H.264 decoding on the graphics card can be done with vdpau or vaapi. The former is Nvidia specific and libavcodec can use it for H.264. The latter is vendor independent (it can use vdpau as backend on nvidia cards) but H.264 decoding with vaapi is not supported by ffmpeg yet.
In principle I prefer vendor independent solutions, but since I need H.264 support and ATI cards suck anyway on Linux, I tried VDPAU first.
The implementation in my libavcodec video frontend was straightforward after studying the MPlayer source. The VDPAU codecs are completely separated from the other codecs. They can simply be selected e.g. with
avcodec_find_decoder_by_name("h264_vdpau"). Then, one must supply callback functions for
draw_horiz_band. That's because the rendering targets are no longer frames in memory but rather handles of data-structures on the GPU. See here and here to see the details.

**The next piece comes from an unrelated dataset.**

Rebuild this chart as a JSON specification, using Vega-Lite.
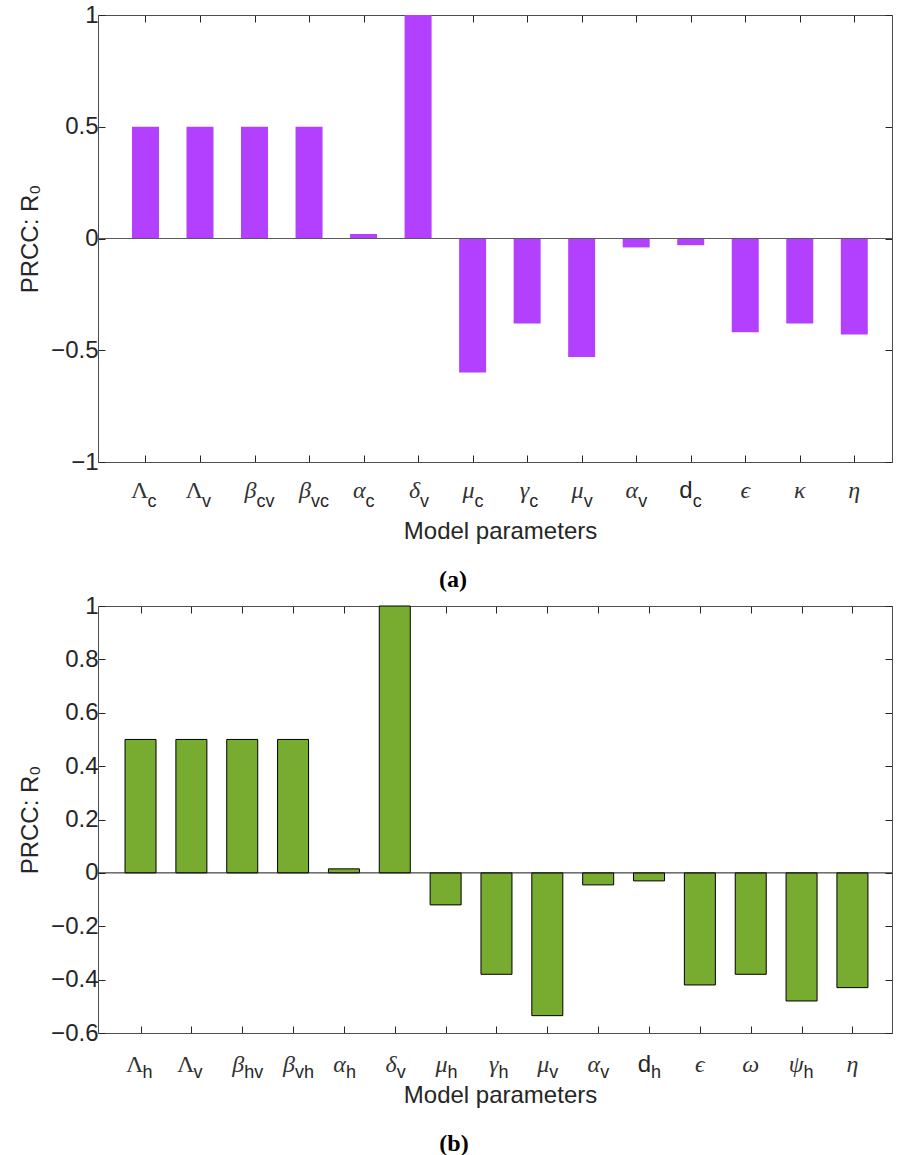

After the decoding, the image data is copied to memory by calling
VdpVideoSurfaceGetBitsYCbCr. This brings of course a severe slowdown. A much better way would be to keep the frames in graphics memory as long as possible. But this needs to be done in a much more generic way: Images can be VDPAU or VAAPI video surfaces, OpenGL textures or whatever. Implementing generic support for video frames, which are not in regular RAM, will be another project.